## [Problem details]
Exactly the lines from the one with "Convert this chart to Chart.js code." through the one with "34.8,33.5,35.1,35.9,35.3,35.3,34.0,34.2,34.0,35.3,36.1,36.3];" should be returned, both ends included and nothing else. Omit any pictures.

## [Supplied records]
━━━━━━━━

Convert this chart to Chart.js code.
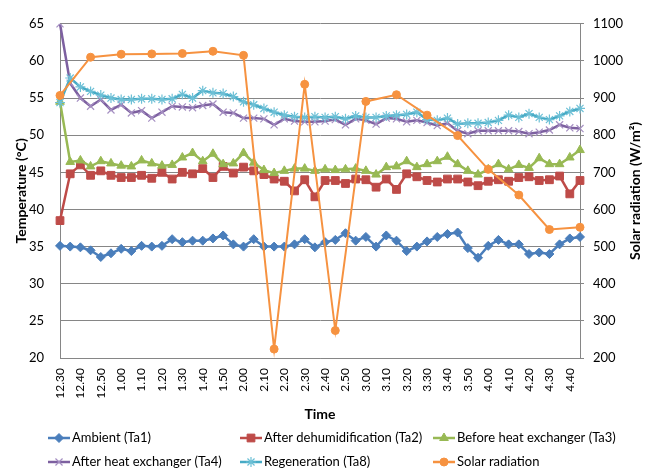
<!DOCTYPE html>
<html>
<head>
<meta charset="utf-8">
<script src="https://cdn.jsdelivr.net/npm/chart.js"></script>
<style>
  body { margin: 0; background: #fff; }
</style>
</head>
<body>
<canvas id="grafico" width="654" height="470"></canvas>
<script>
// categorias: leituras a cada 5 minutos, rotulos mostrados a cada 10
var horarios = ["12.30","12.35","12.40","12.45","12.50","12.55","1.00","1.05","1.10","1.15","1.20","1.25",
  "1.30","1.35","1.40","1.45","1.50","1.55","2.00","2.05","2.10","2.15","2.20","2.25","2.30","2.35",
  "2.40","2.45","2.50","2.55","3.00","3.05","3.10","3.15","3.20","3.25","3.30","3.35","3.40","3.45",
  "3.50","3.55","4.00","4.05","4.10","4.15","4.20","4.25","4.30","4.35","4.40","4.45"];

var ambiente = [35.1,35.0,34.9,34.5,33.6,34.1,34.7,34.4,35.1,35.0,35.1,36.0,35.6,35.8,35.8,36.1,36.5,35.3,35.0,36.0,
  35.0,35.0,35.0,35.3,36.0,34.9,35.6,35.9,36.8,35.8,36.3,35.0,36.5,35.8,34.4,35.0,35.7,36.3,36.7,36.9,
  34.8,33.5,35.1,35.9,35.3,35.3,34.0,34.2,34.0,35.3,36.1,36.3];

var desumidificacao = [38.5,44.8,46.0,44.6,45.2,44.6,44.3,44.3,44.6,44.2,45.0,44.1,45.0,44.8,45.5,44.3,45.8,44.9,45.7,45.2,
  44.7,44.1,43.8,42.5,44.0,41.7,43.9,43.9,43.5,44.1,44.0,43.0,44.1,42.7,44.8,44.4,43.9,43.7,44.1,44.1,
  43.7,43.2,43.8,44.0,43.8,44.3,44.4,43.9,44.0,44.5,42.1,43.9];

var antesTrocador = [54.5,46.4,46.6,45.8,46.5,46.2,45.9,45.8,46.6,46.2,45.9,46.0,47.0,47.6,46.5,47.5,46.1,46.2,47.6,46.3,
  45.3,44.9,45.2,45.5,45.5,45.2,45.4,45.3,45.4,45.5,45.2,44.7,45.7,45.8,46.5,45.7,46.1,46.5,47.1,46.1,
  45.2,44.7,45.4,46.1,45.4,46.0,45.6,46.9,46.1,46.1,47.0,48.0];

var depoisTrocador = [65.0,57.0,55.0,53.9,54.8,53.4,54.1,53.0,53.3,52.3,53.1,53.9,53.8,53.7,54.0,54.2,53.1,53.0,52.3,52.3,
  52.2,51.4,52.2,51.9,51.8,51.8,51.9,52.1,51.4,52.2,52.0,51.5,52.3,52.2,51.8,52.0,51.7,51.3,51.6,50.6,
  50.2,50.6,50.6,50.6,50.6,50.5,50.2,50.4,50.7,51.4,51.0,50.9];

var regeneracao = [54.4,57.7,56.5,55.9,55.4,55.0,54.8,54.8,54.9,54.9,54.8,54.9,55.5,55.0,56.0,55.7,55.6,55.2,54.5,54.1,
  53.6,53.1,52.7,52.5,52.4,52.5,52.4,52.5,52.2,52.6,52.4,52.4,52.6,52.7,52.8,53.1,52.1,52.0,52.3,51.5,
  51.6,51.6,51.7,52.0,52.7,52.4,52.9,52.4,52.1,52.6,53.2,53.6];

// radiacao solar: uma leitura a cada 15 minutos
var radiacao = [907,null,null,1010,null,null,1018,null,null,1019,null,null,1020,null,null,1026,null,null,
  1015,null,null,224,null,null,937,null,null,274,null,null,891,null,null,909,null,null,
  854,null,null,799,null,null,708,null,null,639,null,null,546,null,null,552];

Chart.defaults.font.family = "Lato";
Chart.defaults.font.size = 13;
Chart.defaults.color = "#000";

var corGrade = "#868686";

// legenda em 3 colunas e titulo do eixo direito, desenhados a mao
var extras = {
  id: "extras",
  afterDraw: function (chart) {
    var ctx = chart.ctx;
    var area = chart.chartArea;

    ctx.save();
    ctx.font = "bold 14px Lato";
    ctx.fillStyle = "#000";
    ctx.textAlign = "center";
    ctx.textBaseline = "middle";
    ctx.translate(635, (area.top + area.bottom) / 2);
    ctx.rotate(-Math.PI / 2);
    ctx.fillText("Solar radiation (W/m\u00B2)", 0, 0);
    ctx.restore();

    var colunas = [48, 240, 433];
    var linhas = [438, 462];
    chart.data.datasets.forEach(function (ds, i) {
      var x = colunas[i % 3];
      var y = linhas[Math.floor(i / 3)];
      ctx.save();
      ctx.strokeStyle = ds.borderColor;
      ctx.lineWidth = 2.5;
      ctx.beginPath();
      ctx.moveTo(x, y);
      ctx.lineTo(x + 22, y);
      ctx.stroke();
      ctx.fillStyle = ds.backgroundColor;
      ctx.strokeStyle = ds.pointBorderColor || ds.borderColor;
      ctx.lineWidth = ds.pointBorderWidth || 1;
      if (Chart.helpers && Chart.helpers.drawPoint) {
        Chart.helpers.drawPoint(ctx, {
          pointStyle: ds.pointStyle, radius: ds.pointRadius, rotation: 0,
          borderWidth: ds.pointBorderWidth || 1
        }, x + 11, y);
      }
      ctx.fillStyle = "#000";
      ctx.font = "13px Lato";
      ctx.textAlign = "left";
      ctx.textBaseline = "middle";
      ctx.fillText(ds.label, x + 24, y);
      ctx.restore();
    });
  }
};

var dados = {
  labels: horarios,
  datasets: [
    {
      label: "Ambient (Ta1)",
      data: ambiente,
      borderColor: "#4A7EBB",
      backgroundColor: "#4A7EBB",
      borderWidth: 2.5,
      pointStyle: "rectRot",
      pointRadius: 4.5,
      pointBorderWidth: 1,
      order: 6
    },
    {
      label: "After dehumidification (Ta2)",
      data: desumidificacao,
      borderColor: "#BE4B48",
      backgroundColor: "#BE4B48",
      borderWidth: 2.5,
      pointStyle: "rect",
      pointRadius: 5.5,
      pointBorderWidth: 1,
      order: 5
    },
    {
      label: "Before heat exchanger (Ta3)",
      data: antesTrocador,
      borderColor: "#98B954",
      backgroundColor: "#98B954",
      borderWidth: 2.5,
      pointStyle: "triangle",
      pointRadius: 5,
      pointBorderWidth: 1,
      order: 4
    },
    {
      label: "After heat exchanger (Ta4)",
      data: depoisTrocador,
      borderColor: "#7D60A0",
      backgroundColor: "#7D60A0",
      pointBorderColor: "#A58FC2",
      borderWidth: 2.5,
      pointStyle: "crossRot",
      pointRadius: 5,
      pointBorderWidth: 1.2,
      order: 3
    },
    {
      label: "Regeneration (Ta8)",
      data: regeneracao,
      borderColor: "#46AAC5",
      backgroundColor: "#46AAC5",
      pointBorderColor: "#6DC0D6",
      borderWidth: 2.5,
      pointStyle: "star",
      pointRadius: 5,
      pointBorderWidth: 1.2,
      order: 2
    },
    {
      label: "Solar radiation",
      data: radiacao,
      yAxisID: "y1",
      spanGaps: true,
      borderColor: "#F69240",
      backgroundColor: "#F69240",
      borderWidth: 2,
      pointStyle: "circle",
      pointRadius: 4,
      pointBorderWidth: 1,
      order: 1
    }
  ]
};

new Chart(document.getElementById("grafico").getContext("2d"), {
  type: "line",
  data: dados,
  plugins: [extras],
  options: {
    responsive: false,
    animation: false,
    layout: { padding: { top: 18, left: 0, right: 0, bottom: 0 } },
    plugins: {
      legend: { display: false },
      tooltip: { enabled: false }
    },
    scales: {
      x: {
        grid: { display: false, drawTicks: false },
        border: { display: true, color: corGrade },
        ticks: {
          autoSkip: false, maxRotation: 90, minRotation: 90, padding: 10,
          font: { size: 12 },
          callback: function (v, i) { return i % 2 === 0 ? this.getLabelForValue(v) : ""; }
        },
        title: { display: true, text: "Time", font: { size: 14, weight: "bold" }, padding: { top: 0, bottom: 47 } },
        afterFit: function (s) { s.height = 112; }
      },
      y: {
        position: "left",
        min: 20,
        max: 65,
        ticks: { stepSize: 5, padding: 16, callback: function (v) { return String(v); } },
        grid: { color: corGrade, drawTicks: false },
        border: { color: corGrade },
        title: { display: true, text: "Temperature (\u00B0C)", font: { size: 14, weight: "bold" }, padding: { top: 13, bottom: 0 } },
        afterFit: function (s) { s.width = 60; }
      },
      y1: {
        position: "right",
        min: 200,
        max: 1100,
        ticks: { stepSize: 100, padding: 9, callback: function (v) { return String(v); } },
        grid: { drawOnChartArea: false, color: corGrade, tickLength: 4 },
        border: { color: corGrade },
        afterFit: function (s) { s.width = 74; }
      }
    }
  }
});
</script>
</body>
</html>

━━━━━━━━

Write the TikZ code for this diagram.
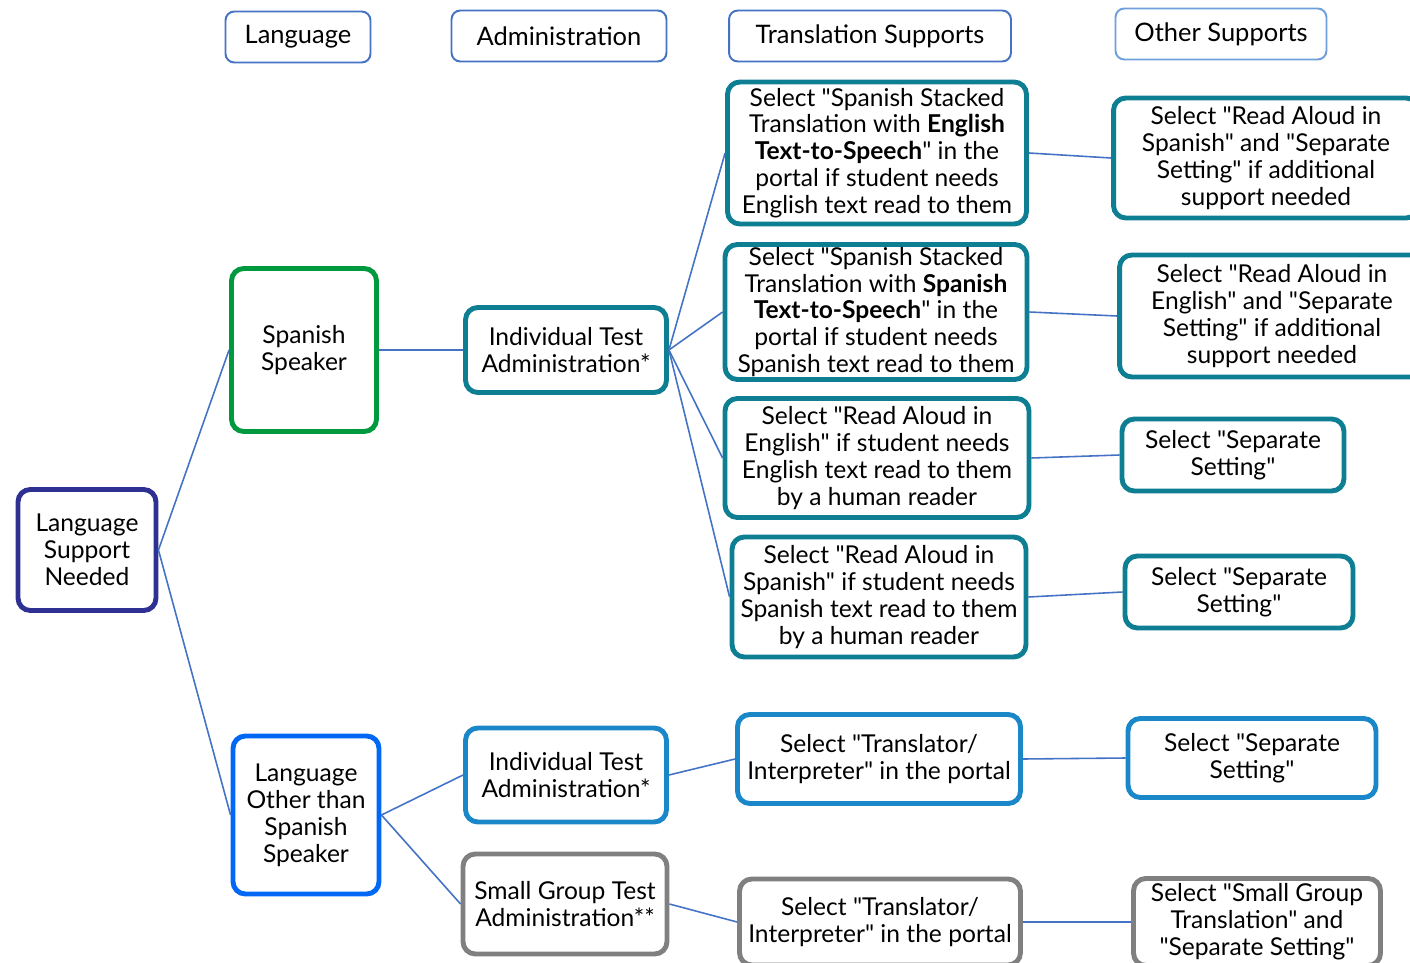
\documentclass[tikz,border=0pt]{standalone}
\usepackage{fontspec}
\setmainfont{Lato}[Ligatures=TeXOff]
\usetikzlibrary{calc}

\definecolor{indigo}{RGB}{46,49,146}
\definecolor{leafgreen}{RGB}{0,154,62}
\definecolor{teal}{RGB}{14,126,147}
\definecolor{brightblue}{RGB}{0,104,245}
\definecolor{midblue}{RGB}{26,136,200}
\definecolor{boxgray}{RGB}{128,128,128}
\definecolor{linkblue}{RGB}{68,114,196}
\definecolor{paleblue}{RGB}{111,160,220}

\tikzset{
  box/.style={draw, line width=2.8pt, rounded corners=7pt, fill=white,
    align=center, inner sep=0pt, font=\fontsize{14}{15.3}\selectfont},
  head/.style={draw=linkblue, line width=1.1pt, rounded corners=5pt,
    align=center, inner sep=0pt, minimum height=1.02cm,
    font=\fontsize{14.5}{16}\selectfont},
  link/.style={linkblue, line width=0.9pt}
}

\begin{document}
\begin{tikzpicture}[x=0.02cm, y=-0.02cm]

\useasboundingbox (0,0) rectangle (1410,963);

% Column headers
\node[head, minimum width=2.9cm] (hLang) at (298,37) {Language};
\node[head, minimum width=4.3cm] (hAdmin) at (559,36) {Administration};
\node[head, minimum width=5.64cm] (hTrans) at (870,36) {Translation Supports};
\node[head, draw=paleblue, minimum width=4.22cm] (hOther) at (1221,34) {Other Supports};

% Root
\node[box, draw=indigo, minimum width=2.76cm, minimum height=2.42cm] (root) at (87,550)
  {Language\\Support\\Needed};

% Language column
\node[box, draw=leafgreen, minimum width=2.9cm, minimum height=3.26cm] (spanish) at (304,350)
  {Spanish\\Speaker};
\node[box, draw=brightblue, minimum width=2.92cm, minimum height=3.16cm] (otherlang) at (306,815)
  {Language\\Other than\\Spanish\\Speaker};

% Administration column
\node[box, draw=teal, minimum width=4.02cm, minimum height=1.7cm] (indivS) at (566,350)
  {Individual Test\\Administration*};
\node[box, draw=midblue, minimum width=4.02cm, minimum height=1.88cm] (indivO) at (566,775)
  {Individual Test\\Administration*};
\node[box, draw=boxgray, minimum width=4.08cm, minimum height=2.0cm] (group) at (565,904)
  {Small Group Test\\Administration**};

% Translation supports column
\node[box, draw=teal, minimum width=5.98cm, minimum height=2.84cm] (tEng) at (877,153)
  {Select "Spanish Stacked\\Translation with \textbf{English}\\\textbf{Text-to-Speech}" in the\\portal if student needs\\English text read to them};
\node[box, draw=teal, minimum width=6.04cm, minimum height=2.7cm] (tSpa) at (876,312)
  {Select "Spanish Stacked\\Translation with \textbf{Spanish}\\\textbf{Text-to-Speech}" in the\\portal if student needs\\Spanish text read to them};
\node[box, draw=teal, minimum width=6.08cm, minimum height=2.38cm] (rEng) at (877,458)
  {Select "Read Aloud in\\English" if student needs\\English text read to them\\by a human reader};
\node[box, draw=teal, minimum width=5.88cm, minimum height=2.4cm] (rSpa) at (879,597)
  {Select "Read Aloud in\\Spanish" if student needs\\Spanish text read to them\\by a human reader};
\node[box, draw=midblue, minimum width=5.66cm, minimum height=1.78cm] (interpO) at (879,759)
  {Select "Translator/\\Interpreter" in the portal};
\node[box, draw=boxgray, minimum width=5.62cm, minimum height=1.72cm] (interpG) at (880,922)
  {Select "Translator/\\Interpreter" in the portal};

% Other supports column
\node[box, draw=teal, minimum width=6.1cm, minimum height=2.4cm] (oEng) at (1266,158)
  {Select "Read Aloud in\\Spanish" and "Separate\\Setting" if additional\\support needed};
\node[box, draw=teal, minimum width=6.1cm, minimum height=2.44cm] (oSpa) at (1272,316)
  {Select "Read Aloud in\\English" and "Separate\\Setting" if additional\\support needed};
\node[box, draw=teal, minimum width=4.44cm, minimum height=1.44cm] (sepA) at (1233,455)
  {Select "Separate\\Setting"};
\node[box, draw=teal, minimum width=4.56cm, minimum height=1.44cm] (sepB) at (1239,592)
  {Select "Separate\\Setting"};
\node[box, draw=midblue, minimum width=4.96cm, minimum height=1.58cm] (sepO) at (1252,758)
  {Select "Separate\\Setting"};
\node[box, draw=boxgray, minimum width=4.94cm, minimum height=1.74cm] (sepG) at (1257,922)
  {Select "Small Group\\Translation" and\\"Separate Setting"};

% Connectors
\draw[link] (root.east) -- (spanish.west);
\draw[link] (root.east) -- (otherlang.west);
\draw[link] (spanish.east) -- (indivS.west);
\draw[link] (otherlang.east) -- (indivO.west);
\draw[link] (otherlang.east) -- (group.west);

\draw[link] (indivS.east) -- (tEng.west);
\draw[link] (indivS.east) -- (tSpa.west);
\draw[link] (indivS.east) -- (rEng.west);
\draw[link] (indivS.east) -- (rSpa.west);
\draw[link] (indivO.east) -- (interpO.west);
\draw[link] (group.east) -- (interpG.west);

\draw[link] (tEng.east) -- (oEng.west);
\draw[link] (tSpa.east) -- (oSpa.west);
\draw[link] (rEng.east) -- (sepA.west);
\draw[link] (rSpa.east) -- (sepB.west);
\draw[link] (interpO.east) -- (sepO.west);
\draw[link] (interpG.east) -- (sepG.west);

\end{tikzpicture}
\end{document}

━━━━━━━━

## [The completed task]
Convert this chart to Chart.js code.
<!DOCTYPE html>
<html>
<head>
<meta charset="utf-8">
<script src="https://cdn.jsdelivr.net/npm/chart.js"></script>
<style>
  body { margin: 0; background: #fff; }
</style>
</head>
<body>
<canvas id="grafico" width="654" height="470"></canvas>
<script>
// categorias: leituras a cada 5 minutos, rotulos mostrados a cada 10
var horarios = ["12.30","12.35","12.40","12.45","12.50","12.55","1.00","1.05","1.10","1.15","1.20","1.25",
  "1.30","1.35","1.40","1.45","1.50","1.55","2.00","2.05","2.10","2.15","2.20","2.25","2.30","2.35",
  "2.40","2.45","2.50","2.55","3.00","3.05","3.10","3.15","3.20","3.25","3.30","3.35","3.40","3.45",
  "3.50","3.55","4.00","4.05","4.10","4.15","4.20","4.25","4.30","4.35","4.40","4.45"];

var ambiente = [35.1,35.0,34.9,34.5,33.6,34.1,34.7,34.4,35.1,35.0,35.1,36.0,35.6,35.8,35.8,36.1,36.5,35.3,35.0,36.0,
  35.0,35.0,35.0,35.3,36.0,34.9,35.6,35.9,36.8,35.8,36.3,35.0,36.5,35.8,34.4,35.0,35.7,36.3,36.7,36.9,
  34.8,33.5,35.1,35.9,35.3,35.3,34.0,34.2,34.0,35.3,36.1,36.3];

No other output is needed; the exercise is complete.